Participant Cannot Sue on Behalf of the Plan Without an Attorney

Acting pro se, a plan participant filed suit on behalf of the group long-term disability plan, claiming breach of fiduciary duty under 29 U.S.C. Section 1109. The plan administrator filed a motion to dismiss on the ground that the participant must be represented by a licensed attorney in order to proceed with this claim. The district court granted the motion and dismissed the action without prejudice so that the participant could obtain counsel. The district court reasoned that because the plan is a separate entity, the participant was not entitled to bring a suit on the plan’s behalf. The participant appealed. In upholding the district court’s order granting the motion to dismiss, the Court of Appeals ruled that, under ERISA and 29 U.S.C. Section 1132(a)(2), a participant is not authorized to pursue a claim in a representative capacity on behalf the plan without counsel. The Ninth Circuit explained that any judgment would have significant impact on the plan and the other beneficiaries, and those entities are entitled to representation by a licensed attorney.

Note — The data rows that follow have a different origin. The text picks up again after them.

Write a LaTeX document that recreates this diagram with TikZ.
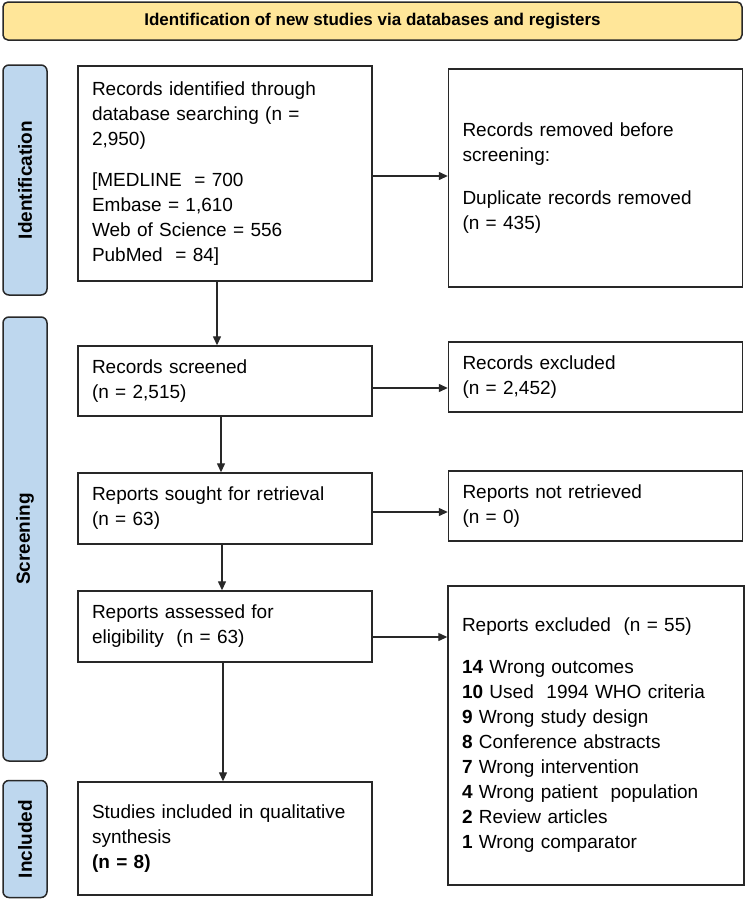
\documentclass[tikz,border=0pt]{standalone}
\usepackage{fontspec}
\setmainfont{Liberation Sans}
\usetikzlibrary{arrows.meta}
\definecolor{bannerfill}{RGB}{255,230,153}
\definecolor{barfill}{RGB}{190,215,238}
\definecolor{linec}{RGB}{40,40,40}
\begin{document}
\begin{tikzpicture}[x=1pt,y=-1pt,
  box/.style={draw=linec, line width=1.4pt, fill=white, inner xsep=14pt, inner ysep=0pt,
    align=left, text width=#1, font=\fontsize{19}{25}\selectfont},
  box/.default=266pt,
  bar/.style={draw=linec, line width=1.5pt, fill=barfill, rounded corners=6pt, rotate=90,
    inner sep=0pt, minimum height=44pt, font=\bfseries\fontsize{19}{22}\selectfont},
  arr/.style={draw=linec, line width=1.3pt, -{Triangle[length=9pt,width=8pt]}}]
\useasboundingbox (0,0) rectangle (750,900);

% banner
\node[draw=linec, line width=1.5pt, fill=bannerfill, rounded corners=5pt,
  minimum width=739pt, minimum height=38pt, inner sep=0pt,
  font=\bfseries\fontsize{17}{20}\selectfont] (banner) at (372.5,21)
  {Identification of new studies via databases and registers};

% phase bars
\node[bar, minimum width=230pt] (idbar) at (25,180) {Identification};
\node[bar, minimum width=444pt] (scbar) at (25,539) {Screening};
\node[bar, minimum width=117pt] (inbar) at (25,839) {Included};

% boxes
\node[box, minimum height=215pt] (b1) at (225,173.5)
  {Records identified through\\database searching (n =\\2,950)\\[16pt]
   [MEDLINE \ = 700\\Embase = 1,610\\Web of Science = 556\\PubMed \ = 84]};
\node[box, minimum height=218pt] (b2) at (595.5,178)
  {Records removed before\\screening:\\[18pt]Duplicate records removed\\(n = 435)};
\node[box, minimum height=70pt] (rs) at (225,381)
  {Records screened\\(n = 2,515)};
\node[box, minimum height=70pt] (re) at (595.5,377)
  {Records excluded\\(n = 2,452)};
\node[box, minimum height=71pt] (rsr) at (225,508.5)
  {Reports sought for retrieval\\(n = 63)};
\node[box, minimum height=70pt] (rnr) at (595.5,506)
  {Reports not retrieved\\(n = 0)};
\node[box, minimum height=71pt] (ra) at (225,626.5)
  {Reports assessed for\\eligibility \ (n = 63)};
\node[box=268pt, minimum height=299pt] (rex) at (596,735.5)
  {Reports excluded \ (n = 55)\\[17pt]
   \textbf{14} Wrong outcomes\\
   \textbf{10} Used \ 1994 WHO criteria\\
   \textbf{9} Wrong study design\\
   \textbf{8} Conference abstracts\\
   \textbf{7} Wrong intervention\\
   \textbf{4} Wrong patient \ population\\
   \textbf{2} Review articles\\
   \textbf{1} Wrong comparator};
\node[box, minimum height=113pt] (si) at (225,838.5)
  {Studies included in qualitative\\synthesis\\\textbf{(n = 8)}};

% vertical arrows
\draw[arr] ([xshift=-8pt]b1.south) -- ([xshift=-8pt]b1.south |- rs.north);
\draw[arr] ([xshift=-4pt]rs.south) -- ([xshift=-4pt]rs.south |- rsr.north);
\draw[arr] ([xshift=-3pt]rsr.south) -- ([xshift=-3pt]rsr.south |- ra.north);
\draw[arr] ([xshift=-2pt]ra.south) -- ([xshift=-2pt]ra.south |- si.north);

% horizontal arrows
\draw[arr] ([yshift=-2.5pt]b1.east) -- ([yshift=-2.5pt]b1.east -| b2.west);
\draw[arr] ([yshift=-7pt]rs.east) -- ([yshift=-7pt]rs.east -| re.west);
\draw[arr] ([yshift=-3.5pt]rsr.east) -- ([yshift=-3.5pt]rsr.east -| rnr.west);
\draw[arr] ([yshift=-10.5pt]ra.east) -- ([yshift=-10.5pt]ra.east -| rex.west);
\end{tikzpicture}
\end{document}
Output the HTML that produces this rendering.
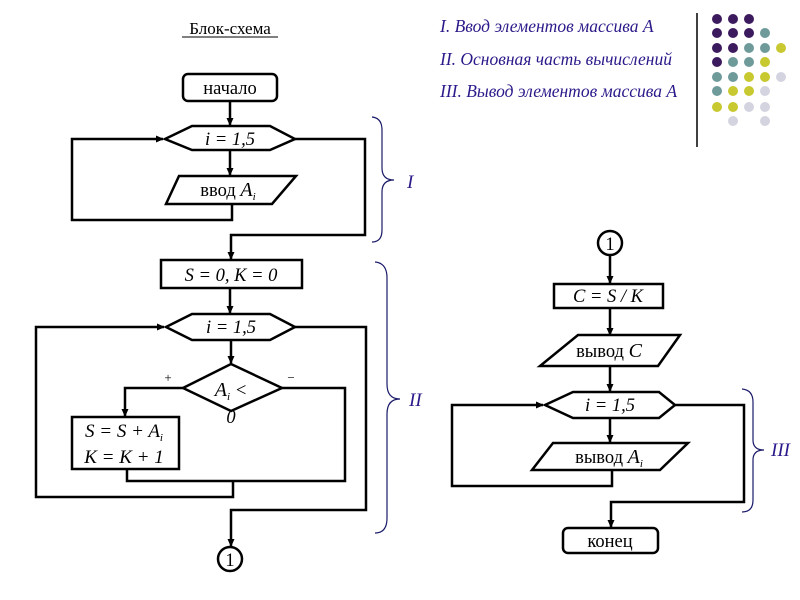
<!DOCTYPE html>
<html><head><meta charset="utf-8"><style>
html,body{margin:0;padding:0;background:#fff;}
svg{display:block;}
text{font-family:"Liberation Serif",serif;}
</style></head><body>
<svg width="800" height="600" viewBox="0 0 800 600" xmlns="http://www.w3.org/2000/svg">
<defs>
<marker id="a" markerWidth="8" markerHeight="8" refX="7" refY="4" orient="auto" markerUnits="userSpaceOnUse">
<path d="M0,0.5 L8,4 L0,7.5 Z" fill="#000"/></marker>
</defs>
<rect width="800" height="600" fill="#fff"/>
<!-- title -->
<text x="230" y="34" font-size="17" text-anchor="middle">Блок-схема</text>
<line x1="182" y1="37" x2="278" y2="37" stroke="#000" stroke-width="1"/>
<!-- legend -->
<g fill="#2a1a8a" font-style="italic" font-size="17.5">
<text x="440" y="32">I. Ввод элементов массива А</text>
<text x="440" y="65">II. Основная часть вычислений</text>
<text x="440" y="97">III. Вывод элементов массива А</text>
</g>
<line x1="697" y1="13" x2="697" y2="147" stroke="#000" stroke-width="1.5"/>
<g>
<circle cx="717" cy="19" r="5" fill="#3b1a5e"/><circle cx="733" cy="19" r="5" fill="#3b1a5e"/><circle cx="749" cy="19" r="5" fill="#3b1a5e"/>
<circle cx="717" cy="33" r="5" fill="#3b1a5e"/><circle cx="733" cy="33" r="5" fill="#3b1a5e"/><circle cx="749" cy="33" r="5" fill="#3b1a5e"/><circle cx="765" cy="33" r="5" fill="#6e9a9a"/>
<circle cx="717" cy="48" r="5" fill="#3b1a5e"/><circle cx="733" cy="48" r="5" fill="#3b1a5e"/><circle cx="749" cy="48" r="5" fill="#6e9a9a"/><circle cx="765" cy="48" r="5" fill="#6e9a9a"/><circle cx="781" cy="48" r="5" fill="#c8c830"/>
<circle cx="717" cy="62" r="5" fill="#3b1a5e"/><circle cx="733" cy="62" r="5" fill="#6e9a9a"/><circle cx="749" cy="62" r="5" fill="#6e9a9a"/><circle cx="765" cy="62" r="5" fill="#c8c830"/>
<circle cx="717" cy="77" r="5" fill="#6e9a9a"/><circle cx="733" cy="77" r="5" fill="#6e9a9a"/><circle cx="749" cy="77" r="5" fill="#c8c830"/><circle cx="765" cy="77" r="5" fill="#c8c830"/><circle cx="781" cy="77" r="5" fill="#d4d4e0"/>
<circle cx="717" cy="91" r="5" fill="#6e9a9a"/><circle cx="733" cy="91" r="5" fill="#c8c830"/><circle cx="749" cy="91" r="5" fill="#c8c830"/><circle cx="765" cy="91" r="5" fill="#d4d4e0"/>
<circle cx="717" cy="107" r="5" fill="#c8c830"/><circle cx="733" cy="107" r="5" fill="#c8c830"/><circle cx="749" cy="107" r="5" fill="#d4d4e0"/><circle cx="765" cy="107" r="5" fill="#d4d4e0"/>
<circle cx="733" cy="121" r="5" fill="#d4d4e0"/><circle cx="765" cy="121" r="5" fill="#d4d4e0"/>
</g>

<g fill="none" stroke="#000" stroke-width="2.5">
<!-- left chart -->
<rect x="183" y="74" width="94" height="27" rx="5"/>
<line x1="230" y1="101" x2="230" y2="125" marker-end="url(#a)"/>
<polygon points="165,139 192,126 270,126 295,139 270,150 192,150"/>
<line x1="230" y1="150" x2="230" y2="175" marker-end="url(#a)"/>
<polygon points="179,176 296,176 272,204 166,204"/>
<polyline points="232,204 232,220 72,220 72,139 163,139" marker-end="url(#a)"/>
<polyline points="295,139 365,139 365,235 231,235 231,259" marker-end="url(#a)"/>
<rect x="161" y="260" width="141" height="28"/>
<line x1="230" y1="288" x2="230" y2="313" marker-end="url(#a)"/>
<polygon points="166,327 192,314 270,314 295,327 270,340 192,340"/>
<line x1="231" y1="340" x2="231" y2="363" marker-end="url(#a)"/>
<polygon points="231,364 282,388 231,411 183,388"/>
<polyline points="183,388 125,388 125,416" marker-end="url(#a)"/>
<rect x="72" y="417" width="107" height="52"/>
<polyline points="282,388 345,388 345,481 127,481 127,469"/>
<polyline points="233,481 233,497 36,497 36,327 164,327" marker-end="url(#a)"/>
<polyline points="295,327 366,327 366,510 231,510 231,546" marker-end="url(#a)"/>
<circle cx="230" cy="559" r="12"/>
<!-- right chart -->
<circle cx="610" cy="243" r="12"/>
<line x1="610" y1="255" x2="610" y2="283" marker-end="url(#a)"/>
<rect x="554" y="284" width="109" height="24"/>
<line x1="610" y1="308" x2="610" y2="335" marker-end="url(#a)"/>
<polygon points="578,335 680,335 658,366 540,366"/>
<line x1="610" y1="366" x2="610" y2="391" marker-end="url(#a)"/>
<polygon points="545,405 573,392 659,392 675,405 659,418 573,418"/>
<line x1="610" y1="418" x2="610" y2="442" marker-end="url(#a)"/>
<polygon points="553,443 688,443 660,470 532,470"/>
<polyline points="612,470 612,486 452,486 452,405 543,405" marker-end="url(#a)"/>
<polyline points="675,405 744,405 744,502 611,502 611,527" marker-end="url(#a)"/>
<rect x="563" y="528" width="95" height="25" rx="5"/>
</g>
<!-- braces -->
<g fill="none" stroke="#1a1a6a" stroke-width="1.2">
<path d="M372,117 Q382,118 382,130 L382,168 Q382,180 394,180 Q382,180 382,192 L382,230 Q382,242 372,242"/>
<path d="M375,262 Q387,263 387,278 L387,384 Q387,399 400,399 Q387,399 387,414 L387,518 Q387,533 375,533"/>
<path d="M742,389 Q753,390 753,402 L753,440 Q753,450 764,450 Q753,450 753,460 L753,500 Q753,512 742,512"/>
</g>
<g fill="#2a1a8a" font-style="italic" font-size="19">
<text x="407" y="188">I</text>
<text x="409" y="406">II</text>
<text x="771" y="456">III</text>
</g>
<!-- labels -->
<g font-size="18.5" text-anchor="middle">
<text x="230" y="94">начало</text>
<text x="230" y="145" font-style="italic">i = 1,5</text>
<text x="228" y="196">ввод <tspan font-style="italic" font-size="20">A</tspan><tspan font-style="italic" font-size="11" dy="4">i</tspan></text>
<text x="231" y="281" font-style="italic">S = 0, K = 0</text>
<text x="231" y="333" font-style="italic">i = 1,5</text>
<text x="231" y="396" font-style="italic"><tspan font-size="20">A</tspan><tspan font-size="11" dy="4">i</tspan><tspan dy="-4"> &lt;</tspan></text>
<text x="231" y="423" font-style="italic" font-size="18.5">0</text>
<text x="124" y="437" font-style="italic" font-size="19">S = S + A<tspan font-size="11" dy="4">i</tspan></text>
<text x="124" y="463" font-style="italic" font-size="19">K = K + 1</text>
<text x="230" y="566">1</text>
<text x="610" y="250">1</text>
<text x="608" y="302" font-style="italic">C = S / K</text>
<text x="609" y="357">вывод <tspan font-style="italic" font-size="20">C</tspan></text>
<text x="610" y="411" font-style="italic">i = 1,5</text>
<text x="609" y="463">вывод <tspan font-style="italic" font-size="20">A</tspan><tspan font-style="italic" font-size="11" dy="4">i</tspan></text>
<text x="610" y="547">конец</text>
</g>
<text x="168" y="382" font-size="13" text-anchor="middle">+</text>
<text x="291" y="382" font-size="13" text-anchor="middle">−</text>
</svg>
</body></html>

While, 28 U.S.C. Section 1654, states that “parties may plead and conduct their own cases personally or by counsel.” the court noted that the participant was not representing his own rights, but rather the rights and interests of the employee benefit plan. By proceeding pro se, the participant was improperly attempting to represent a party other than himself. Therefore, absent specific Congressional authorization, only one licensed to practice law may conduct proceedings in court for anyone other than themselves.